The Children and Young People Act
The Children and Young People (Scotland) Act 2014 is rooted in the Getting It Right For Every Child ( GIRFEC) approach, and puts a number of key duties and provisions into statute, including a framework for the assessment of wellbeing (Part 18, section 96), making available a Named Person for every child (Part 4) and for every child who needs one, a statutory planning framework in terms of a single Child's Plan (Part 5). These duties and provisions are due to come into force in August 2016, subject to consultation. These provisions and duties will ensure that public services who come in contact with children and families work together to address wellbeing concerns including risks to the wellbeing of a child through FGM. The Act will ensure that appropriate and proportionate information is shared and action is taken when there is a risk to the wellbeing of a child, this includes sharing of information in relation to adults when this is necessary even where there is a duty of confidentiality.

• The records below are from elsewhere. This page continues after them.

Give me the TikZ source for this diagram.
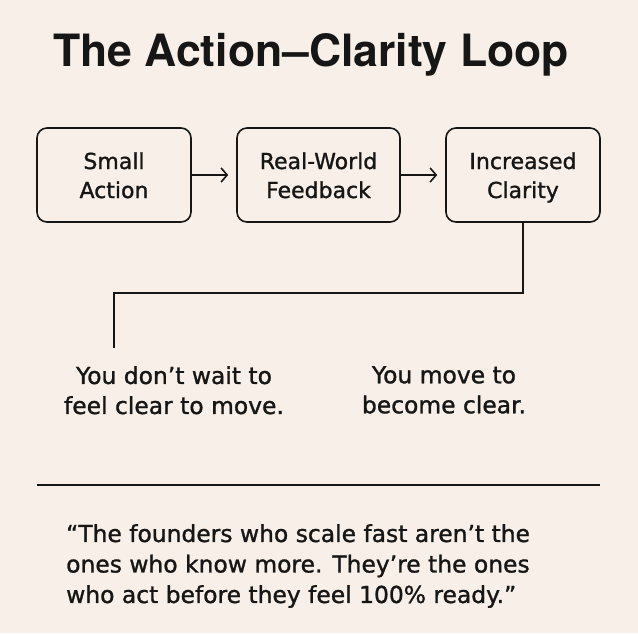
\documentclass[tikz,border=0pt]{standalone}
\usepackage{fontspec}
\usepackage{graphicx}
\setmainfont[FakeBold=1.2]{DejaVu Sans}
\newfontfamily\titlefont{TeX Gyre Heros}
\usetikzlibrary{arrows.meta}
\definecolor{bg}{HTML}{F8F0E8}
\definecolor{ink}{HTML}{161616}
\newcommand\boxstrut{\rule[-6pt]{0pt}{29pt}}
\begin{document}
\begin{tikzpicture}[x=1pt,y=-1pt,
  stepbox/.style={draw=ink,line width=1.6pt,rounded corners=10pt,minimum height=94pt,align=center,inner sep=0pt,
    font=\fontsize{22}{29}\selectfont,text=ink},
  conn/.style={draw=ink,line width=1.6pt},
  arr/.style={conn,-{Straight Barb[length=6pt,width=14pt,line width=1.6pt]},shorten >=8pt},
  body/.style={font=\fontsize{23.4}{30}\selectfont,text=ink,inner sep=0pt,align=center}]
\fill[bg] (0,0) rectangle (638,633);
\useasboundingbox (0,0) rectangle (638,633);
\node[font=\titlefont\bfseries\fontsize{44.5}{50}\selectfont,text=ink,anchor=base,inner sep=0pt] (title) at (311,66) {The Action\scalebox{0.6}[1]{—}Clarity Loop};
\node[stepbox,minimum width=154pt] (b1) at (114,175) {\boxstrut Small\\\boxstrut Action};
\node[stepbox,minimum width=163pt] (b2) at (318.5,175) {\boxstrut Real-World\\\boxstrut Feedback};
\node[stepbox,minimum width=154pt] (b3) at (523,175) {\boxstrut Increased\\\boxstrut Clarity};
\draw[arr] (b1) -- (b2);
\draw[arr] (b2) -- (b3);
\coordinate (turn) at (523,293);
\coordinate (lend) at (114,348);
\draw[conn] (b3.south) -- (turn) -| (lend);
\node[body,anchor=north] (t1) at (174,366) {You don’t wait to\\feel clear to move.};
\node[body,anchor=north] (t2) at (444,366) {You move to\\become clear.};
\coordinate (r1) at (37,485);
\coordinate (r2) at (600,485);
\draw[conn] (r1) -- (r2);
\node[font=\fontsize{23.4}{30.5}\selectfont,text=ink,inner sep=0pt,align=left,anchor=north west] (q) at (66,524)
 {“The founders who scale fast aren’t the\\ones who know more. They’re the ones\\who act before they feel 100\% ready.”};
\end{tikzpicture}
\end{document}
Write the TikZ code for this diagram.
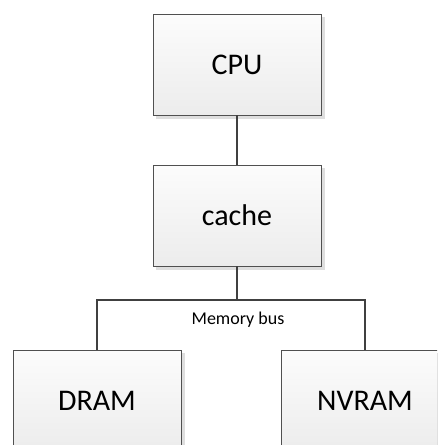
\documentclass[tikz,border=0pt]{standalone}
\usepackage{fontspec}
\setmainfont{Carlito}
\usetikzlibrary{backgrounds}
\definecolor{boxLine}{RGB}{80,80,80}
\definecolor{busLine}{RGB}{64,64,64}
\definecolor{boxTop}{RGB}{252,252,252}
\definecolor{boxBottom}{RGB}{236,236,236}
\definecolor{boxShadow}{RGB}{222,222,222}
\begin{document}
\begin{tikzpicture}[x=1pt, y=1pt,
    boxStyle/.style={rectangle, draw=boxLine, top color=boxTop, bottom color=boxBottom, line width=0.8pt,
        minimum width=168pt, minimum height=101pt, font=\fontsize{30}{36}\selectfont},
    lineStyle/.style={draw=busLine, line width=2pt}]
    \clip (0,0) rectangle (437,-445);

    \node[boxStyle](cpu) at (237, -64.5) {CPU};
    \node[boxStyle](cache) at (237, -215.5) {cache};
    \node[boxStyle](dram) at (97, -400.5) {DRAM};
    \node[boxStyle](nvram) at (365, -400.5) {NVRAM};
    \coordinate (bus) at (237, -300);
    \node[font=\fontsize{18}{22}\selectfont](busLabel) at (238, -320) {Memory bus};

    \draw[lineStyle] (cpu) -- (cache);
    \draw[lineStyle] (cache) -- (bus);
    \draw[lineStyle] (dram.north) |- (bus) -| (nvram.north);

    % shadows behind the boxes
    \begin{scope}[on background layer]
        \fill[white] (0,0) rectangle (437,-445);
        \foreach \b in {cpu, cache, dram, nvram}
            \fill[boxShadow] ([shift={(3.5,-3.5)}]\b.south west) rectangle ([shift={(3.5,-3.5)}]\b.north east);
    \end{scope}
\end{tikzpicture}
\end{document}
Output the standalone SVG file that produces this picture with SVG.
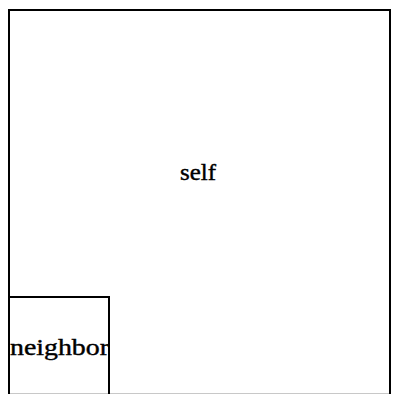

Scotland's National Action Plan for Human Rights, and the international human rights framework
Scotland's National Action Plan for Human Rights ( SNAP)  is a roadmap for the realisation of all internationally recognised human rights. It is based on evidence and broad participation. It has been developed by a Drafting Group from across the public and voluntary sectors and overseen by an Advisory Council whose members reflect the diversity of Scottish civic life. SNAP's vision is of a Scotland in which everyone is able to live with human dignity. SNAP will coordinate action by a wide range of public bodies and voluntary organisations towards achieving this vision. It contains agreed outcomes, priorities and a process for working together from 2013-2017 to progressively realise the potential of human rights in all areas of life. There is a specific objective to enhance respect, protection and fulfillment of human rights to achieve justice and safety for all. The research underpinning SNAP recognises that Scotland's approach to addressing violence against women and girls has been widely praised.
Equality Act 2010
The Equality Act 2010  places a duty on public bodies to eliminate discrimination, harassment, and victimisation of individuals; advance equality of opportunity between persons who share a protected characteristic and those who do not and to foster good relations between people who share a protected characteristic and those who do not. Identifying and responding to needs of those affected by gender-based violence, including FGM, is one way in which many public agencies are working meet their responsibilities under the Act.
The role of the Scottish Parliament Equal Opportunities Committee ( EOC)
During 2014, the Scottish Parliament's Equal Opportunities Committee  took evidence from stakeholders and Scottish Government officials on what is being done to tackle FGM in Scotland. The convener of the committee also met with the Cabinet Secretary for Social Justice, Communities and Pensioners' Rights to hear about ongoing work. The Equal Opportunities Committee maintains a keen interest in the work being carried out in Scotland to eradicate FGM.